Trump’s pick to be his next attorney general, William Barr, is considered to be an outlier even among the unitary executive crowd. So, for instance, In a memo this past June, Barr agued that any “facially lawful” act by the president — like firing or pardoning someone — cannot constitute obstruction of justice.
You and I might think that our constitutional system is full of checks and balances, and that the president is not above the law. But the unitary-ans believe that Congress has exactly one recourse when it feels the president has gone too far in the exercise of his executive power, and that is impeachment.

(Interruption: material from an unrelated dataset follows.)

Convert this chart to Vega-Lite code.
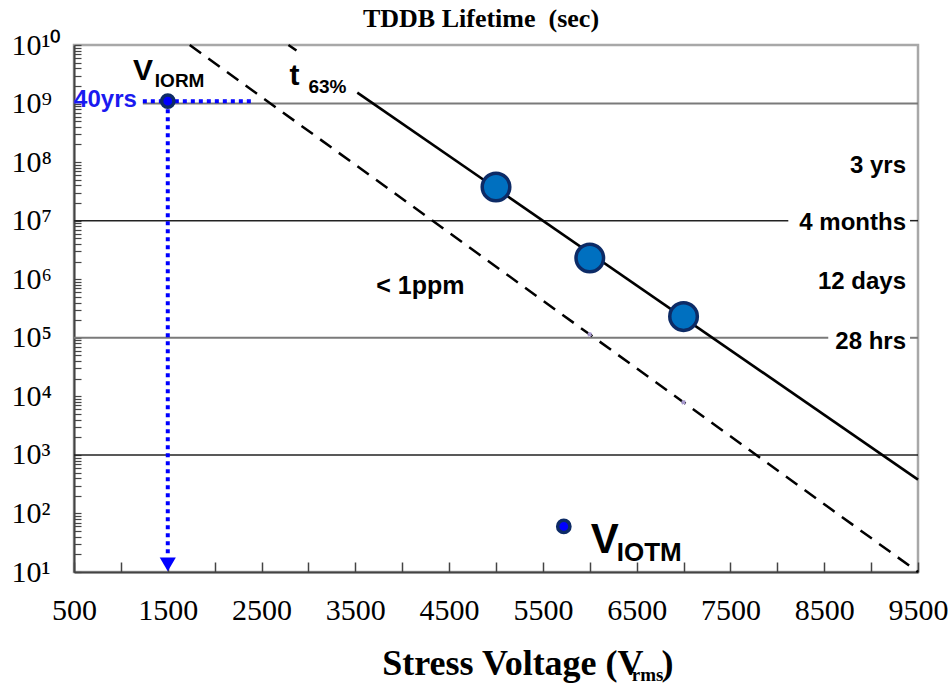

Not telling his senior-most officials what he’s doing is, in some ways, not so different from changing his mind without letting them know. As NYU media critic Jay Rosen has been arguing for a while now, “There is no White House, really. Not in the sense that the term has been traditionally used. There’s just Trump and people who work in the building.”
But is the president the alpha and omega of executive power? Or do we have a reasonable expectation that, to some degree, it is a group activity?